Whiteboard is hard: an interview question I solved at home
Today I was in an interview. For me the easy part is the introduction; Telling about myself, what I did in previous jobs and showing my portfolio. However, when it gets to whiteboard questions I am getting stress.
The interview went well at the beginning but the last 30 minutes were terrible. I was asked the following question:
Given an array and d, the number of time to shift items to left, return the new shifted array. SPACE complexity is N (number of items in the array) RUNTIME complexity has to be N
Needles to say I didn't pass. The question is not hard I just was too nervous. At home, I sat and tried to figure out how to solve it and this is how I did it.
Note: I might be wrong, so if you think the solution is missing something please leave a comment.
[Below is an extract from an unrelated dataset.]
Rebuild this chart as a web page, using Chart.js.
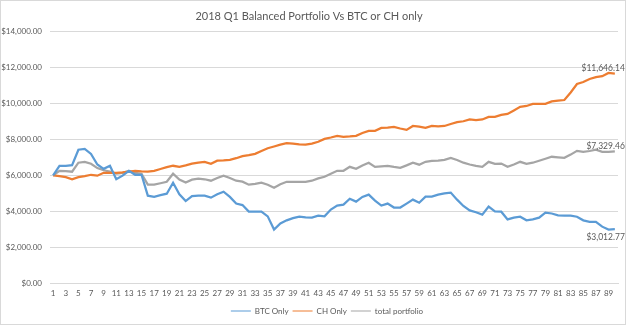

In Math there is operation called mod
which returns the reminder of a division. For example 4 mod
5 will return 4 while 5 mod
5 and 10 mod
5 will return 0.
Now given an array of size M and we want to move its items N times right and we assume N > M then the last item will have to be in position M+N but such a position doesn't exist so we need to wrap it around. Thus its new position will be (M+N) mod
M.
That's for the right shifting. To shift left I did a trick. If I want to shift the first item in the array left it is like I'm shifting it (M-1) times right. The same goes to all other items.
In conclusion in order to know the next position of item in the array after d shifting right I have to calculate the following: Pn = (P + [La-1]*d)%(La) where La is the length of the array and P is the current position of the item.
I could reset a new array and store the values there and now I satisfied their requirements. Although, I think I can just swap between items: Getting the new position of the first item, then getting the next position of the item that the first item replaced and so on.